Beckett —The Ligeti Connection
György Ligeti was fascinated by the Theater of the Absurd — a movement of plays written in the late 1950s that went to logical extremes to explore existentialist ideas. In 1956, absurdist playwright Samuel Beckett wrote his first mime play, Act Without Words I. The play features a single nameless protagonist who is thrown onstage into a desert survival scene, and is then taunted by various objects. Multi-layered and full of dark humor, the play addresses the absurdity of human existence.
The Production
Beckett called for unspecified music to be written and performed alongside the play, and the first composer to write for it was his cousin, John S. Beckett. Woolf's new composition for solo clarinet will be performed from memory, putting Rakova into a theatrical role, and the actor into a musical one, as she describes:
"In fact the play will form a kind of musical duet with the clarinet - sounds originating on and around the stage, including the whistle, the movement of blocks and palm fronds, and even the man’s body falling repeatedly to the ground will form a sonic dialog with the music. "
DON'T MISS OUT ON THIS ONE-TIME-ONLY EXPERIENCE!
About Composer Luna Pearl Woolf
The music of composer Luna Pearl Woolf has been praised for its “psychological nuances and emotional depth,” by the New York Times. Her works in opera, dramatic chamber music, silent film and music-storytelling have been commissioned by Carnegie Hall, Washington National Opera, Minnesota Sinfonia, Salle Bourgie, ECM+, as well as individual artists and festivals, collaborating with artists such as Joyce DiDonato, Frederica von Stade, Daniel Taylor, Lisa Delan, Christopher O’Riley, the Brentano String Quartet, and the Russian National Orchestra, as well as Academy Award-winner Jeremy Irons and author Cornelia Funke.
This season the Washington National Opera, Francesca Zambello Artistic Director, premiered Better Gods, a new opera centered on Queen Lili‘uokalani and the overthrow of the Hawaiian monarchy, with librettist Caitlin Vincent. The sold-out production was directed by Ethan McSweeny and conducted by Timothy Myers.

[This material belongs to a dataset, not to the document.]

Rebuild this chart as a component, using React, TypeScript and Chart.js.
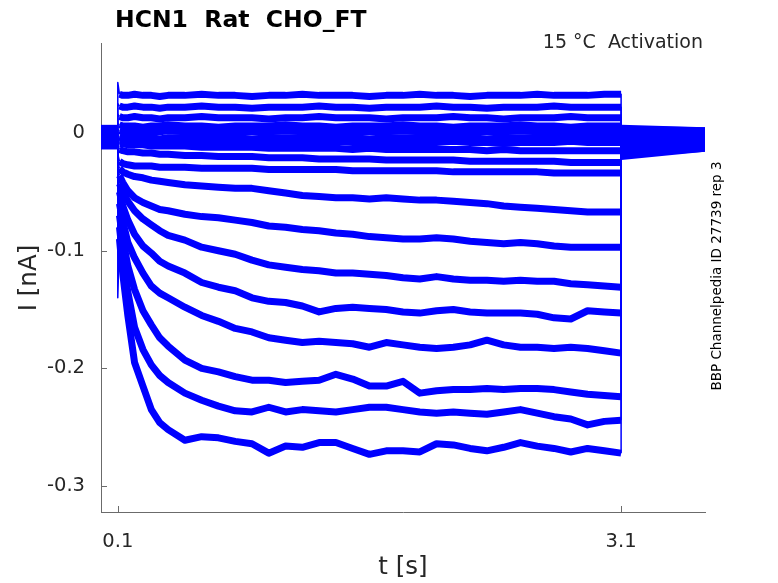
import React, { useEffect, useRef } from 'react';
import Chart from 'chart.js/auto';

// time axis (s)
const preTimes = [0, 0.1];
const stepTimes = [
  0.1, 0.11, 0.13, 0.16, 0.2, 0.25, 0.3, 0.35, 0.4,
  0.5, 0.6, 0.7, 0.8, 0.9, 1.0, 1.1, 1.2, 1.3,
  1.4, 1.5, 1.6, 1.7, 1.8, 1.9, 2.0, 2.1, 2.2,
  2.3, 2.4, 2.5, 2.6, 2.7, 2.8, 2.9, 3.0, 3.1,
];
const tailTimes = [3.1, 3.6];

const xTicks = [0.1, 3.1];
const yTicks = [0, -0.1, -0.2, -0.3];

// holding current before the step (nA), one per sweep
const baselines = [0.004, 0.002, 0.0, -0.002, -0.004, -0.006, -0.008, -0.01, -0.011, 0.003, 0.001, -0.001, -0.003, -0.005, -0.007, -0.009, 0.0, -0.002];

// tail current after the step (nA), start / end
const tailStart = [0.004, 0.003, 0.002, 0.0, -0.001, -0.002, -0.004, -0.005, -0.007, -0.008, -0.009, -0.011, -0.012, -0.014, -0.015, -0.017, -0.018, -0.02];
const tailEnd = [0.002, 0.002, 0.001, 0.0, -0.001, -0.002, -0.003, -0.004, -0.005, -0.006, -0.007, -0.008, -0.009, -0.01, -0.011, -0.012, -0.013, -0.013];

// current during the step (nA), sampled at stepTimes
const sweep01 = [
  0.043, 0.033, 0.032, 0.032, 0.033, 0.032, 0.032, 0.031, 0.032,
  0.032, 0.033, 0.032, 0.032, 0.031, 0.032, 0.032, 0.033, 0.032,
  0.032, 0.032, 0.031, 0.032, 0.032, 0.033, 0.032, 0.032, 0.031,
  0.032, 0.032, 0.032, 0.033, 0.032, 0.032, 0.032, 0.033, 0.033,
];
const sweep02 = [
  0.025, 0.023, 0.022, 0.022, 0.023, 0.022, 0.022, 0.021, 0.022,
  0.022, 0.023, 0.022, 0.022, 0.021, 0.022, 0.022, 0.022, 0.023,
  0.022, 0.022, 0.021, 0.022, 0.022, 0.022, 0.023, 0.022, 0.022,
  0.021, 0.022, 0.022, 0.022, 0.023, 0.022, 0.022, 0.022, 0.022,
];
const sweep03 = [
  0.016, 0.014, 0.013, 0.013, 0.014, 0.013, 0.013, 0.012, 0.013,
  0.013, 0.014, 0.013, 0.013, 0.013, 0.012, 0.013, 0.013, 0.014,
  0.013, 0.013, 0.013, 0.012, 0.013, 0.013, 0.013, 0.014, 0.013,
  0.013, 0.012, 0.013, 0.013, 0.013, 0.014, 0.013, 0.013, 0.013,
];
const sweep04 = [
  0.008, 0.007, 0.006, 0.006, 0.006, 0.005, 0.006, 0.006, 0.007,
  0.006, 0.006, 0.005, 0.006, 0.006, 0.006, 0.007, 0.006, 0.006,
  0.005, 0.006, 0.006, 0.006, 0.007, 0.006, 0.006, 0.005, 0.006,
  0.006, 0.006, 0.007, 0.006, 0.006, 0.005, 0.006, 0.006, 0.006,
];
const sweep05 = [
  0.003, 0.002, 0.001, 0.001, 0.001, 0.0, 0.001, 0.001, 0.002,
  0.001, 0.001, 0.0, 0.001, 0.001, 0.001, 0.002, 0.001, 0.001,
  0.0, 0.001, 0.001, 0.001, 0.002, 0.001, 0.001, 0.0, 0.001,
  0.001, 0.001, 0.002, 0.001, 0.001, 0.0, 0.001, 0.001, 0.001,
];
const sweep06 = [
  -0.002, -0.003, -0.004, -0.004, -0.003, -0.004, -0.004, -0.005, -0.004,
  -0.004, -0.003, -0.004, -0.004, -0.005, -0.004, -0.004, -0.004, -0.003,
  -0.004, -0.004, -0.005, -0.004, -0.004, -0.004, -0.003, -0.004, -0.004,
  -0.005, -0.004, -0.004, -0.004, -0.003, -0.004, -0.004, -0.004, -0.004,
];
const sweep07 = [
  -0.005, -0.007, -0.007, -0.008, -0.008, -0.007, -0.008, -0.008, -0.009,
  -0.008, -0.008, -0.007, -0.008, -0.008, -0.009, -0.008, -0.008, -0.008,
  -0.007, -0.008, -0.008, -0.009, -0.008, -0.008, -0.008, -0.007, -0.008,
  -0.008, -0.009, -0.008, -0.008, -0.008, -0.007, -0.008, -0.008, -0.008,
];
const sweep08 = [
  -0.007, -0.009, -0.009, -0.01, -0.01, -0.01, -0.011, -0.011, -0.011,
  -0.011, -0.012, -0.012, -0.012, -0.012, -0.013, -0.013, -0.013, -0.013,
  -0.013, -0.014, -0.013, -0.014, -0.014, -0.014, -0.014, -0.014, -0.014,
  -0.015, -0.014, -0.015, -0.015, -0.015, -0.015, -0.015, -0.015, -0.015,
];
const sweep09 = [
  -0.01, -0.014, -0.015, -0.016, -0.016, -0.017, -0.017, -0.018, -0.018,
  -0.019, -0.019, -0.02, -0.02, -0.02, -0.021, -0.021, -0.021, -0.022,
  -0.022, -0.022, -0.022, -0.023, -0.023, -0.023, -0.023, -0.023, -0.024,
  -0.024, -0.024, -0.024, -0.024, -0.024, -0.025, -0.025, -0.025, -0.025,
];
const sweep10 = [
  -0.018, -0.024, -0.026, -0.027, -0.028, -0.028, -0.028, -0.029, -0.029,
  -0.029, -0.03, -0.03, -0.03, -0.03, -0.031, -0.031, -0.031, -0.031,
  -0.031, -0.032, -0.032, -0.032, -0.032, -0.032, -0.032, -0.033, -0.033,
  -0.033, -0.033, -0.033, -0.033, -0.034, -0.034, -0.034, -0.034, -0.034,
];
const sweep11 = [
  -0.025, -0.03, -0.033, -0.035, -0.037, -0.038, -0.04, -0.041, -0.042,
  -0.044, -0.045, -0.046, -0.047, -0.047, -0.049, -0.051, -0.053, -0.054,
  -0.055, -0.055, -0.056, -0.055, -0.056, -0.057, -0.057, -0.058, -0.059,
  -0.06, -0.062, -0.063, -0.064, -0.065, -0.066, -0.067, -0.067, -0.067,
];
const sweep12 = [
  -0.03, -0.036, -0.042, -0.049, -0.055, -0.059, -0.062, -0.065, -0.066,
  -0.069, -0.071, -0.072, -0.074, -0.076, -0.079, -0.08, -0.082, -0.083,
  -0.085, -0.086, -0.088, -0.089, -0.09, -0.09, -0.089, -0.09, -0.092,
  -0.093, -0.094, -0.093, -0.094, -0.096, -0.097, -0.097, -0.097, -0.097,
];
const sweep13 = [
  -0.035, -0.043, -0.05, -0.058, -0.066, -0.073, -0.078, -0.083, -0.087,
  -0.091, -0.097, -0.1, -0.103, -0.108, -0.112, -0.114, -0.116, -0.117,
  -0.119, -0.119, -0.12, -0.121, -0.123, -0.124, -0.122, -0.124, -0.125,
  -0.125, -0.126, -0.125, -0.126, -0.126, -0.128, -0.129, -0.13, -0.131,
];
const sweep14 = [
  -0.04, -0.05, -0.062, -0.074, -0.086, -0.096, -0.102, -0.109, -0.113,
  -0.119, -0.127, -0.131, -0.134, -0.14, -0.143, -0.144, -0.147, -0.152,
  -0.149, -0.148, -0.149, -0.15, -0.152, -0.153, -0.151, -0.15, -0.152,
  -0.153, -0.153, -0.153, -0.154, -0.157, -0.158, -0.151, -0.152, -0.153,
];
const sweep15 = [
  -0.045, -0.06, -0.075, -0.093, -0.106, -0.119, -0.13, -0.136, -0.14,
  -0.148, -0.155, -0.16, -0.166, -0.169, -0.174, -0.176, -0.178, -0.177,
  -0.178, -0.179, -0.182, -0.178, -0.18, -0.182, -0.183, -0.182, -0.18,
  -0.176, -0.18, -0.182, -0.182, -0.183, -0.182, -0.183, -0.185, -0.187,
];
const sweep16 = [
  -0.05, -0.07, -0.09, -0.113, -0.133, -0.151, -0.163, -0.174, -0.181,
  -0.193, -0.2, -0.203, -0.207, -0.21, -0.21, -0.212, -0.211, -0.21,
  -0.205, -0.209, -0.215, -0.215, -0.211, -0.221, -0.219, -0.218, -0.218,
  -0.217, -0.218, -0.217, -0.217, -0.218, -0.22, -0.222, -0.223, -0.224,
];
const sweep17 = [
  -0.055, -0.08, -0.105, -0.135, -0.165, -0.184, -0.197, -0.206, -0.212,
  -0.221, -0.227, -0.232, -0.236, -0.237, -0.233, -0.237, -0.235, -0.236,
  -0.237, -0.235, -0.233, -0.233, -0.235, -0.237, -0.238, -0.237, -0.238,
  -0.239, -0.237, -0.235, -0.238, -0.241, -0.243, -0.248, -0.245, -0.244,
];
const sweep18 = [
  -0.14, -0.09, -0.12, -0.155, -0.195, -0.215, -0.235, -0.246, -0.252,
  -0.261, -0.258, -0.259, -0.262, -0.264, -0.272, -0.266, -0.267, -0.263,
  -0.263, -0.268, -0.273, -0.27, -0.27, -0.271, -0.264, -0.265, -0.268,
  -0.27, -0.267, -0.263, -0.266, -0.268, -0.271, -0.268, -0.27, -0.272,
];

const sweeps = [
  sweep01, sweep02, sweep03, sweep04, sweep05, sweep06, sweep07, sweep08, sweep09,
  sweep10, sweep11, sweep12, sweep13, sweep14, sweep15, sweep16, sweep17, sweep18,
];

const FONT = '"DejaVu Sans", sans-serif';
const AXIS_COLOR = '#6b6b6b';
const TEXT_COLOR = '#262626';
const TRACE_WIDTH = 7;

const overlay = {
  id: 'overlay',
  beforeDatasetsDraw(chart: any) {
    const { ctx, chartArea, scales } = chart;
    ctx.save();
    ctx.strokeStyle = AXIS_COLOR;
    ctx.lineWidth = 1;
    ctx.beginPath();
    yTicks.forEach((v) => {
      const py = Math.round(scales.y.getPixelForValue(v)) + 0.5;
      ctx.moveTo(chartArea.left, py);
      ctx.lineTo(chartArea.left + 6, py);
    });
    xTicks.forEach((v) => {
      const px = Math.round(scales.x.getPixelForValue(v)) + 0.5;
      ctx.moveTo(px, chartArea.bottom);
      ctx.lineTo(px, chartArea.bottom - 6);
    });
    ctx.stroke();
    ctx.restore();
  },
  afterDraw(chart: any) {
    const { ctx } = chart;
    ctx.save();
    ctx.fillStyle = '#000';
    ctx.textAlign = 'left';
    ctx.textBaseline = 'alphabetic';
    ctx.font = `bold 23.5px ${FONT}`;
    ctx.fillText('HCN1  Rat  CHO_FT', 115, 27);

    ctx.fillStyle = TEXT_COLOR;
    ctx.font = `19px ${FONT}`;
    ctx.textAlign = 'right';
    ctx.fillText('15 °C  Activation', 703, 48);

    ctx.font = `24.5px ${FONT}`;
    ctx.textAlign = 'center';
    ctx.textBaseline = 'middle';
    ctx.fillText('t [s]', 403, 568);

    ctx.save();
    ctx.translate(30, 278);
    ctx.rotate(-Math.PI / 2);
    ctx.fillText('I [nA]', 0, 0);
    ctx.restore();

    ctx.fillStyle = '#000';
    ctx.font = `13.5px ${FONT}`;
    ctx.translate(717, 276);
    ctx.rotate(-Math.PI / 2);
    ctx.fillText('BBP Channelpedia ID 27739 rep 3', 0, 0);
    ctx.restore();
  },
};

const App: React.FC = () => {
  const canvasRef = useRef<HTMLCanvasElement | null>(null);

  useEffect(() => {
    if (!canvasRef.current) return;
    const ctx = canvasRef.current.getContext('2d');
    if (!ctx) return;

    const datasets = sweeps.map((values, i) => ({
      data: [
        ...preTimes.map((t) => ({ x: t, y: baselines[i] })),
        ...stepTimes.map((t, j) => ({ x: t, y: values[j] })),
        { x: tailTimes[0], y: tailStart[i] },
        { x: tailTimes[1], y: tailEnd[i] },
      ],
      borderColor: '#0000ff',
      borderWidth: TRACE_WIDTH,
      borderJoinStyle: 'round' as const,
      pointRadius: 0,
      tension: 0,
      segment: {
        // voltage steps drawn thin, noisy traces drawn as a wide band
        borderWidth: (c: any) => (Math.abs(c.p1.x - c.p0.x) < 2 ? 1.5 : TRACE_WIDTH),
      },
    }));

    const chart = new Chart(ctx, {
      type: 'line',
      data: { datasets },
      options: {
        animation: false,
        responsive: true,
        maintainAspectRatio: false,
        parsing: false,
        layout: { padding: { top: 43, right: 73, left: 0, bottom: 0 } },
        plugins: {
          legend: { display: false },
          tooltip: { enabled: false },
        },
        scales: {
          x: {
            type: 'linear',
            min: 0,
            max: 3.6,
            afterFit: (s: any) => { s.height = 71; },
            afterBuildTicks: (s: any) => { s.ticks = xTicks.map((v) => ({ value: v })); },
            grid: { display: false, drawTicks: false },
            border: { display: true, color: AXIS_COLOR, width: 1 },
            ticks: {
              padding: 18,
              color: TEXT_COLOR,
              font: { family: FONT, size: 19.5 },
              callback: (v: any) => String(v),
            },
          },
          y: {
            type: 'linear',
            min: -0.322,
            max: 0.0765,
            afterFit: (s: any) => { s.width = 101; },
            afterBuildTicks: (s: any) => { s.ticks = yTicks.map((v) => ({ value: v })); },
            grid: { display: false, drawTicks: false },
            border: { display: true, color: AXIS_COLOR, width: 1 },
            ticks: {
              padding: 16,
              color: TEXT_COLOR,
              font: { family: FONT, size: 19.5 },
              callback: (v: any) => String(v),
            },
          },
        },
      },
      plugins: [overlay],
    });

    return () => {
      chart.destroy();
    };
  }, []);

  return (
    <div style={{ position: 'fixed', left: 0, top: 0, width: 778, height: 583, background: '#fff' }}>
      <canvas ref={canvasRef} />
    </div>
  );
};

export default App;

Woolf is the featured composer in The Washington Chorus’s New Music for a New Age series, performing Après Moi le Déluge, a post-Katrina lament for cello and choir, and The Pillar, recipient of Opera America’s 2014 Discovery Grant, conducted by Julian Wachner. Cellist Matt Haimovitz commissioned a new work as part of his Overtures to Bach tour and recoding. The piece, for solo cello piccolo, was premiered at Miller Theatre in New York City and released on the PENTATONE Oxingale Series. Montreal’s Musée des Beaux-Arts hosts a composer portrait evening of Woolf’s music, including One to One to One, a new commission responding to a major work in the museum’s permanent collection. Mélange à trois, Woolf’s wordless opera for violin, cello and percussion, commissioned by the BIK ensemble, opens the program.
Woolf’s recorded music is available internationally on the Oxingale and PENTATONE labels. She has been featured on NPR, BBC, CBC, MPR and WNYC and in the New York Times, Associated Press, Wall Street Journal, Boston Globe, Opera News, Strings Magazine, New Music Box, and L’Opéra among others.
Woolf founded the ground-breaking Oxingale Records with cellist Matt Haimovitz in 2000, garnering several GRAMMY, INDIE and JUNO nominations, and launched Oxingale Music in 2010, publishing the works of award winning composers.